The defining feature of a Markov chain is that each transition is independent, that is, the probability of each transition is not affected by the probabilities of any past transition. This is referred to as the Markov property or “memorylessness”.

Markov chains are also categorized into discrete-time or continuous-time, depending on whether the system’s transitions follow discrete or continuous time steps.

A discrete-time Markov chain could be a simple model tracking the weather each day. On the other hand, a continuous-time Markov chain is usually more complicated — an example might be a queuing model, where people would join and leave the queue at rates following, say, an exponential distribution with means of 5 and 3 minutes respectively.

Applying this to text

We can consider text as a discrete-time system — the state space being all possible words, and at each time step, the system “jumps” from one word to another, eventually forming phrases, sentences, and so on.

Let’s see how this works with a small set of words! I’ve also added in some made-up probabilities, so just imagine that if the current word is “he”, the probability that the next word will be “is” would be 100%.

Illustration of a discrete-time Markov chain for text

Interestingly, this forms the basis of predictive text! (I also explored this in my previous project.) Of course, modern predictive text software has grown much more complex, using even more cutting-edge models.

Here comes the big data

Now that we have a better idea of how we can model text as transitions between words, we can then apply this to large amounts of text.

In particular, since my project aimed to provide a more quantitative analysis of Singlish, I had to work out a way to parse though large amounts of text, and then get the transition probabilities between each and every word. As such, I wrote code that did the following:

  • Record every pair of two back-to-back words as a transition, each with a start_word and end_word.
  • Count the number of occurrences for each and every transition and save it as transitions. (This will be important for later.)
  • The transition probability of start_word X to end_word Y, or prob, could then be calculated using: total number of transitions with start_word X ÷ number of transitions with start_word X and end_word Y. Do this for all start_word and end_word.
  • Output the entire result set in a dataframe (i.e. table).

(And, of course, not forgetting the pre-processing which involved tasks like standardizing everything to lowercase, as well as manual correction of commonly misspelled words.)

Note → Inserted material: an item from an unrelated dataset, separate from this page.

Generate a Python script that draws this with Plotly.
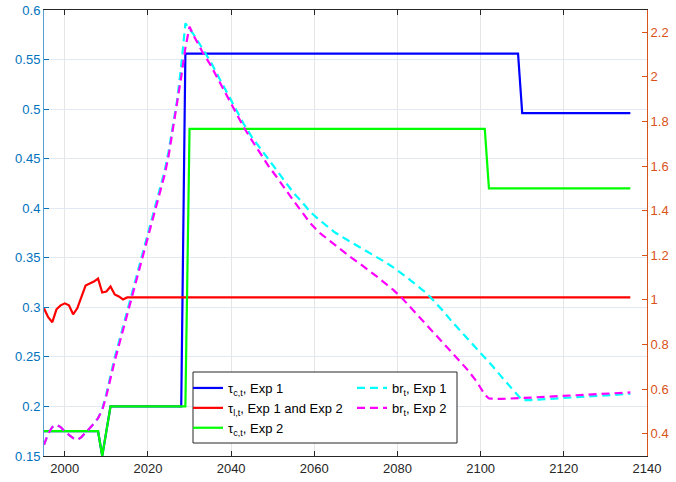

The result would look something like this:

Using the same example from the previous section

My project dataset comprised of 20,000 sentences from a dataset of text messages contributed by NUS students and compiled by the School of Computing (which I call the NUS corpus), as well as 10,000 sentences scraped randomly from Singaporean local forums (Sammyboy and HardwareZone — do note that many of their sub-forums are NSFW).

It took about 20 minutes for my code to process all my text data, perhaps showing how much more memory text data tends to take as compared to, say, numeric data — though I’ve since improved on the code to run more efficiently. Hopefully this made things faster!

A more quantitative approach to linguistics

Extensive research has been done on the “patterns” of Singlish, and literature states that particular grammar features are common in Singlish. Can I compute the probability of them, based on my data?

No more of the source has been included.